Je ne vois donc aucun problème à se partager quelque chose qui n’a pas encore été découvert quand on a un fort soupçon qu’il existe, ce à plus forte raison qu’il s’agit aussi de devenir maître des Indes qu’on pense trouver au terme du voyage. On pourrait d’ailleurs multiplier les exemples de terres convoitées pour ce qu’elles pourraient contenir sans qu’on en soit certain (gaz, pétrole, charbon, l’achat de concession dans l’ouest américain en espérant y trouver de l’or, etc.). Je ne sais pas si c’est vrai, mais ne dit-on pas que Colomb espérait trouver de l’or ? Il était plus ou moins certain de trouver une terre au terme du voyage et les indications, indices à l’époque existaient bien.
Ensuite, et il s’agit de nouveau d’une interrogation de ma part, il faudrait se pencher de plus près sur les réactions qu’il y a eu suite au voyage de Colomb. Il n’est pas difficile de penser que les différents Etats Européens ont été dans tous leurs états et il ne serait pas superflu d’analyser les réactions portugaises en particulier. Les traités antérieurs sont clairs, je crois qu’on peut difficilement le nier, mais il y a deux phénomènes que l’on doit tenir en compte :
1) Nous devons intégrer dans notre réflexion le chamboulement dont je viens de parler. Il était peut-être plus facile pour le Portugal de laisser à la Castille des terres qu’on n’avait pas encore foulées. Une fois que l’on croit avoir atteint les rivages asiatiques, la chanson devient tout autre et le Portugal veut assurer ses arrières, avec d’autant plus de force que le Portugal misait sur la route « africaine » pour atteindre les Indes. Cela a dû leur faire un sacré choc.
2) Les traités antérieurs n’avaient pas pu régler définitivement la question. Une rapide recherche sur le net, à défaut d’une recherche dans une bibliothèque universitaire (vacances de Pâques oblige
semble claire sur ce point. Oui, oui et re-oui, les traités antérieurs partageaient en quelque sorte une partie du monde entre Castille et Portugal, mais il a fallu Tordesillas pour les compléter et les faire accepter car justement la question de l’ouest n’était pas définitivement réglée… Il y a donc eu besoin d’un nouveau traité suite à la découverte de Colomb, mais il semble erroné à mes yeux de minimiser le rôle des traités et des bulles antérieurs.

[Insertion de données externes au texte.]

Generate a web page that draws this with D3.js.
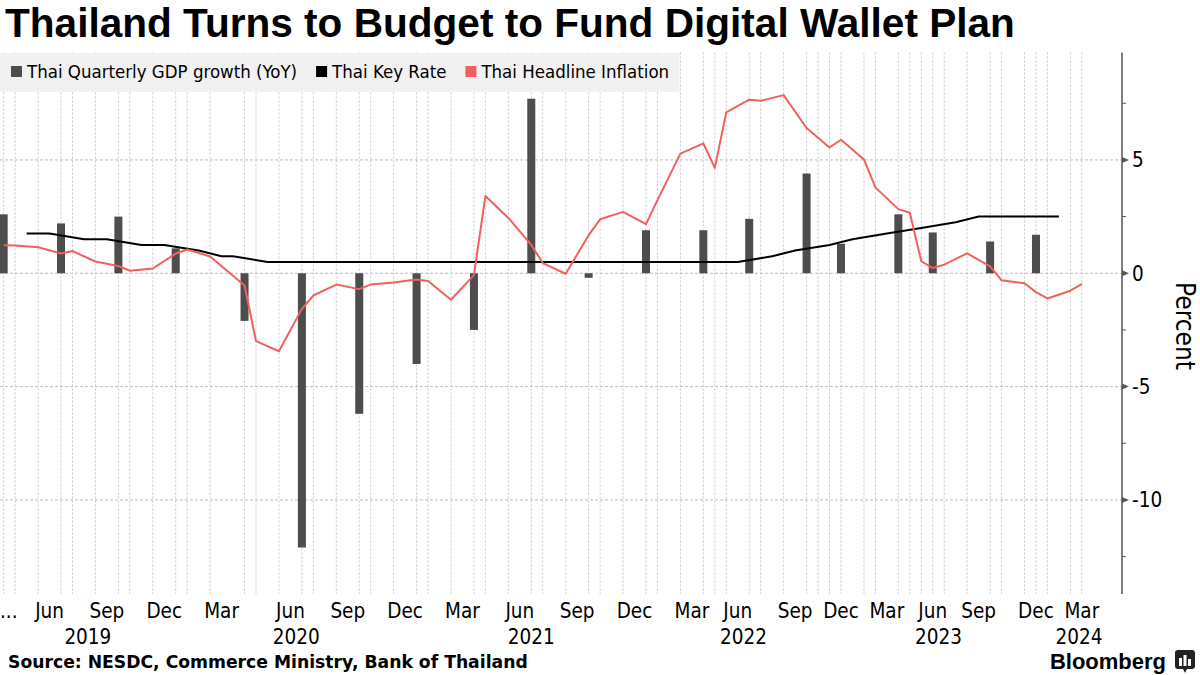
<!DOCTYPE html>
<html>
<head>
<meta charset="utf-8">
<script src="https://cdn.jsdelivr.net/npm/d3@7"></script>
<style>
    body { margin: 0; background: #fff; }
    svg { display: block; }
</style>
</head>
<body>
<svg id="chart" width="1200" height="675"></svg>
<script>
// Thai headline inflation, YoY %, one reading per month (dated at month end)
const cpiMonths = [
    "2019-03", "2019-04", "2019-05", "2019-06", "2019-07", "2019-08", "2019-09", "2019-10", "2019-11", "2019-12",
    "2020-01", "2020-02", "2020-03", "2020-04", "2020-05", "2020-06", "2020-07", "2020-08", "2020-09", "2020-10", "2020-11", "2020-12",
    "2021-01", "2021-02", "2021-03", "2021-04", "2021-05", "2021-06", "2021-07", "2021-08", "2021-09", "2021-10", "2021-11", "2021-12",
    "2022-01", "2022-02", "2022-03", "2022-04", "2022-05", "2022-06", "2022-07", "2022-08", "2022-09", "2022-10", "2022-11", "2022-12",
    "2023-01", "2023-02", "2023-03", "2023-04", "2023-05", "2023-06", "2023-07", "2023-08", "2023-09", "2023-10", "2023-11", "2023-12",
    "2024-01", "2024-02", "2024-03"
];
const cpiValues = [
    1.24, 1.23, 1.15, 0.87, 0.98, 0.52, 0.32, 0.11, 0.21, 0.87,
    1.05, 0.74, -0.54, -2.99, -3.44, -1.57, -0.98, -0.50, -0.70, -0.50, -0.41, -0.27,
    -0.34, -1.17, -0.08, 3.41, 2.44, 1.25, 0.45, -0.02, 1.68, 2.38, 2.71, 2.17,
    3.23, 5.28, 5.73, 4.65, 7.10, 7.66, 7.61, 7.86, 6.41, 5.98, 5.55, 5.89,
    5.02, 3.79, 2.83, 2.67, 0.53, 0.23, 0.38, 0.88, 0.30, -0.31, -0.44, -0.83,
    -1.11, -0.77, -0.47
];

// quarterly GDP growth, YoY %
const gdpQuarters = [
    "2019-03", "2019-06", "2019-09", "2019-12", "2020-03", "2020-06", "2020-09", "2020-12",
    "2021-03", "2021-06", "2021-09", "2021-12", "2022-03", "2022-06", "2022-09", "2022-12",
    "2023-03", "2023-06", "2023-09", "2023-12"
];
const gdpValues = [
    2.6, 2.2, 2.5, 1.1, -2.1, -12.1, -6.2, -4.0,
    -2.5, 7.7, -0.2, 1.9, 1.9, 2.4, 4.4, 1.3,
    2.6, 1.8, 1.4, 1.7
];

// policy rate at each MPC decision
const rateDates = [
    "2019-05-08", "2019-06-26", "2019-08-07", "2019-09-25", "2019-11-06", "2019-12-18",
    "2020-02-05", "2020-03-20", "2020-03-25", "2020-05-20", "2020-06-24", "2020-08-05", "2020-09-23", "2020-11-04", "2020-12-23",
    "2021-02-03", "2021-03-24", "2021-05-05", "2021-06-23", "2021-08-04", "2021-09-29", "2021-11-10", "2021-12-22",
    "2022-02-09", "2022-03-30", "2022-06-08", "2022-08-10", "2022-09-28", "2022-11-30",
    "2023-01-25", "2023-03-29", "2023-05-31", "2023-08-02", "2023-09-27", "2023-11-29",
    "2024-02-07"
];
const rateValues = [
    1.75, 1.75, 1.5, 1.5, 1.25, 1.25,
    1.0, 0.75, 0.75, 0.5, 0.5, 0.5, 0.5, 0.5, 0.5,
    0.5, 0.5, 0.5, 0.5, 0.5, 0.5, 0.5, 0.5,
    0.5, 0.5, 0.5, 0.75, 1.0, 1.25,
    1.5, 1.75, 2.0, 2.25, 2.5, 2.5,
    2.5
];

const tickMonths = [
    "2019-06", "2019-09", "2019-12", "2020-03", "2020-06", "2020-09", "2020-12",
    "2021-03", "2021-06", "2021-09", "2021-12", "2022-03", "2022-06", "2022-09", "2022-12",
    "2023-03", "2023-06", "2023-09", "2023-12", "2024-03"
];
const yearLabels = ["2019", "2020", "2021", "2022", "2023", "2024"];
const yTicks = [5, 0, -5, -10];
const yMinorTicks = [7.5, 2.5, -2.5, -7.5, -12.5];
const legendLabels = ["Thai Quarterly GDP growth (YoY)", "Thai Key Rate", "Thai Headline Inflation"];

const parseMonth = d3.utcParse("%Y-%m");
const fmtDay = d3.utcFormat("%Y-%m-%d");
const fmtMon = d3.utcFormat("%b");

/** month "YYYY-MM" -> last day of that month */
function monthEnd(m) {
    return fmtDay(d3.utcDay.offset(d3.utcMonth.offset(parseMonth(m), 1), -1));
}

/** Bloomberg style chart on a category (not time) axis */
class WalletChart {
    constructor(svg) {
        this.svg = svg;
        this.plotLeft = 0;
        this.plotRight = 1122;
        this.plotTop = 52.5;
        this.plotBottom = 594;
        this.colors = {gdp: "#4d4d4d", rate: "#000000", cpi: "#f0605e"};
        this.axisFont = "'DejaVu Sans Condensed', 'DejaVu Sans', sans-serif";

        this.cpi = cpiMonths.map((m, i) => ({key: monthEnd(m), value: cpiValues[i]}));
        this.gdp = gdpQuarters.map((m, i) => ({key: monthEnd(m), value: gdpValues[i]}));
        this.rate = rateDates.map((d, i) => ({key: d, value: rateValues[i]}));

        // every date of every series is one slot on the axis
        this.categories = Array.from(new Set([
            ...this.cpi.map(d => d.key), ...this.gdp.map(d => d.key), ...this.rate.map(d => d.key)
        ])).sort();
        this.slot = new Map(this.categories.map((c, i) => [c, i]));

        this.x = d3.scaleLinear()
            .domain([-0.32, this.categories.length - 1 + 3.5])
            .range([this.plotLeft, this.plotRight]);
        this.y = d3.scaleLinear()
            .domain([-14.15, 9.74])
            .range([this.plotBottom, this.plotTop]);
    }

    draw() {
        this.drawGrid();
        this.drawLegend();
        this.drawBars();
        this.drawLines();
        this.drawYAxis();
        this.drawXAxis();
        this.drawText();
    }

    drawGrid() {
        let g = this.svg.append("g");
        let gridKeys = Array.from(new Set([...this.cpi.map(d => d.key), ...this.gdp.map(d => d.key)]));
        g.selectAll(".vgrid")
            .data(gridKeys)
            .enter()
            .append("line")
            .attr("x1", d => this.x(this.slot.get(d)))
            .attr("x2", d => this.x(this.slot.get(d)))
            .attr("y1", this.plotTop)
            .attr("y2", this.plotBottom)
            .attr("stroke", "#c8c8c8")
            .attr("stroke-width", 1)
            .attr("stroke-dasharray", "2,2");
        g.selectAll(".hgrid")
            .data(yTicks)
            .enter()
            .append("line")
            .attr("x1", this.plotLeft)
            .attr("x2", this.plotRight)
            .attr("y1", d => this.y(d))
            .attr("y2", d => this.y(d))
            .attr("stroke", "#bdbdbd")
            .attr("stroke-width", 1)
            .attr("stroke-dasharray", "3,2");
    }

    drawLegend() {
        let g = this.svg.append("g");
        let bg = g.append("rect")
            .attr("x", 0).attr("y", 53)
            .attr("height", 39)
            .attr("fill", "#efefef")
            .attr("opacity", 0.9);
        let cols = [this.colors.gdp, this.colors.rate, this.colors.cpi];
        let cx = 11;
        legendLabels.forEach((label, i) => {
            g.append("rect")
                .attr("x", cx).attr("y", 66)
                .attr("width", 11).attr("height", 11)
                .attr("fill", cols[i]);
            let t = g.append("text")
                .attr("x", cx + 16).attr("y", 78)
                .attr("font-family", this.axisFont)
                .attr("font-size", 18.5)
                .attr("fill", "#000")
                .text(label);
            cx = cx + 16 + t.node().getComputedTextLength() + 19;
        });
        bg.attr("width", cx - 9);
    }

    drawBars() {
        let y0 = this.y(0);
        this.svg.append("g")
            .selectAll("rect")
            .data(this.gdp)
            .enter()
            .append("rect")
            .attr("x", d => this.x(this.slot.get(d.key)) - 4)
            .attr("width", 8)
            .attr("y", d => Math.min(this.y(d.value), y0))
            .attr("height", d => Math.abs(this.y(d.value) - y0))
            .attr("fill", this.colors.gdp);
    }

    drawLines() {
        let line = d3.line()
            .x(d => this.x(this.slot.get(d.key)))
            .y(d => this.y(d.value));
        this.svg.append("path")
            .datum(this.rate)
            .attr("d", line)
            .attr("fill", "none")
            .attr("stroke", this.colors.rate)
            .attr("stroke-width", 2);
        this.svg.append("path")
            .datum(this.cpi)
            .attr("d", line)
            .attr("fill", "none")
            .attr("stroke", this.colors.cpi)
            .attr("stroke-width", 2)
            .attr("stroke-linejoin", "round");
    }

    drawYAxis() {
        let g = this.svg.append("g");
        let ax = this.plotRight;
        g.append("line")
            .attr("x1", ax).attr("x2", ax)
            .attr("y1", this.plotTop).attr("y2", this.plotBottom)
            .attr("stroke", "#555").attr("stroke-width", 1.5);
        g.selectAll(".minor")
            .data(yMinorTicks)
            .enter()
            .append("line")
            .attr("x1", ax).attr("x2", ax + 4)
            .attr("y1", d => this.y(d)).attr("y2", d => this.y(d))
            .attr("stroke", "#555");
        g.selectAll(".major")
            .data(yTicks)
            .enter()
            .append("path")
            .attr("d", d => `M${ax},${this.y(d) - 3}L${ax + 7},${this.y(d)}L${ax},${this.y(d) + 3}Z`)
            .attr("fill", "#555");
        g.selectAll(".lab")
            .data(yTicks)
            .enter()
            .append("text")
            .attr("x", ax + 10)
            .attr("y", d => this.y(d))
            .attr("dy", "0.36em")
            .attr("font-family", this.axisFont)
            .attr("font-size", 20.5)
            .text(d => d);
        g.append("text")
            .attr("transform", "translate(1176,326) rotate(90)")
            .attr("text-anchor", "middle")
            .attr("font-family", this.axisFont)
            .attr("font-size", 26)
            .text("Percent");
    }

    drawXAxis() {
        let g = this.svg.append("g")
            .attr("font-family", this.axisFont)
            .attr("font-size", 20.5)
            .attr("fill", "#000");
        // months are centred on the first slot that falls inside them
        g.selectAll(".month")
            .data(tickMonths)
            .enter()
            .append("text")
            .attr("x", m => this.x(this.categories.findIndex(c => c.startsWith(m))))
            .attr("y", 618)
            .attr("text-anchor", "middle")
            .text(m => fmtMon(parseMonth(m)));
        g.append("text").attr("x", 0).attr("y", 618).text("...");

        let lastOf = yr => {
            let idx = -1;
            this.categories.forEach((c, i) => { if (c.startsWith(yr)) idx = i; });
            return idx;
        };
        g.selectAll(".year")
            .data(yearLabels)
            .enter()
            .append("text")
            .attr("x", (yr, i) => {
                let a = i == 0 ? this.plotLeft : this.x(lastOf(String(+yr - 1)));
                let b = i == yearLabels.length - 1 ? this.plotRight : this.x(lastOf(yr));
                return (a + b) / 2;
            })
            .attr("y", 644)
            .attr("text-anchor", "middle")
            .text(yr => yr);
    }

    fitText(sel, width) {
        let size = parseFloat(sel.attr("font-size"));
        let w = sel.node().getComputedTextLength();
        sel.attr("font-size", size * width / w);
    }

    drawText() {
        let title = this.svg.append("text")
            .attr("x", 5).attr("y", 37)
            .attr("font-family", "'Liberation Sans', Arial, sans-serif")
            .attr("font-weight", "bold")
            .attr("font-size", 36)
            .text("Thailand Turns to Budget to Fund Digital Wallet Plan");
        this.fitText(title, 1010);

        let src = this.svg.append("text")
            .attr("x", 8).attr("y", 668)
            .attr("font-family", "'DejaVu Sans', sans-serif")
            .attr("font-weight", "bold")
            .attr("font-size", 16)
            .text("Source: NESDC, Commerce Ministry, Bank of Thailand");
        this.fitText(src, 520);

        this.svg.append("text")
            .attr("x", 1166).attr("y", 669)
            .attr("text-anchor", "end")
            .attr("font-family", "'Liberation Sans', Arial, sans-serif")
            .attr("font-weight", "bold")
            .attr("font-size", 22)
            .text("Bloomberg");
        let logo = this.svg.append("g").attr("transform", "translate(1175,650)");
        logo.append("rect").attr("width", 20).attr("height", 19).attr("rx", 3).attr("fill", "#222");
        logo.append("path").attr("d", "M8,19L10,23L12,19Z").attr("fill", "#222");
        [[4, 8, 3, 8], [8.5, 5, 3, 11], [13, 9, 3, 7]].forEach(b => {
            logo.append("rect").attr("x", b[0]).attr("y", b[1]).attr("width", b[2]).attr("height", b[3]).attr("fill", "#fff");
        });
    }
}

let chart = new WalletChart(d3.select("#chart"));
chart.draw();
</script>
</body>
</html>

Ainsi, c’est en se fondant sur l’expérience passée et les textes existant que certaines revendications sont formulées: « Le 3 novembre 1493, pedro de Ayala et Garci Lopez de Carvajal rappellent à Jean II qu’il lui revient d’interdire toute expédition vers l’Amérique, comme leurs souverains l’ont fait dans les territoires castillans pour l’Afrique, arguant du droit du premier arrivé ». TARDIEU, Jean-Pierre, “La "Mina de oro" : du conflit luso-castillan aux traités d'Alcaçovas (1479) et de Tordesillas (1494)”, in Bulletin hispanique,n°97, 1994, p.130.
Je mentionne également un article très intéressant qui propose un point de vue très proche que ce que semble mentionner Alain.g. Datant de 1973, il est sûrement dépassé d’un point de vue historiographique, mais il montre que les hypothèses avancées par notre camarade ne sont ni nouvelles, ni le fait d’énergumènes isolés qui veulent « lire l’avenir dans le passé ». Se demandant pourquoi le Portugal a éconduit Colomb, cet article mentionne les frais suscités par une expédition alors que le pays est tout entier tourné vers l’Afrique, mais aussi le fait que Colomb voulait absolument partir des îles Canaries. Or, « Il ne faut pas oublier que le traité d’Alcàçovas (1479) avait attribué les Canaries à la Castille : accepter le plan Colomb n’était-ce pas, pour Jean II, violer le traité et s’exposer à des représailles castillanes ? Voilà pourquoi le Portugal hésitait à s’engager, mais Colomb tenait à son projet. » (p. 465).
A la page suivante, « Ce continent, il a bien fallu l’intégrer à l’univers mental de l’Occident, et, d’abord, au monde politique de l’époque ». (p. 466) Et l’auteur va même plus loin en disant que le traité de Tordesillas n’est pas si hasardeux et que les Portugais soupçonnaient l’existence de terre à l’est du méridien choisi comme limite.
Lien vers l’article :
http://www.persee.fr/web/revues/home/pr ... _75_3_4115En définitive, il ne s’agit pas de faire dire à ces traités ce qu’ils ne disent pas. Mais je trouve difficilement contestable de nier la teneur de ces différents textes, à savoir qu’il s’agit bel et bien du partage d’une partie du monde (y compris des « terres »). Qu’il ait fallu le traité de Tordesillas pour les compléter et arriver à un accord qui n’avait pu être obtenu jusque là n’enlève rien à leur contenu. Et pour finir sur une boutade, je vous dirais qu’au contraire, il ne faut pas minimiser leur contenu parce qu’il y a eu un traité postérieur bien plus complet et fondé sur de nouveaux éléments, c’est juste que le monde évolue.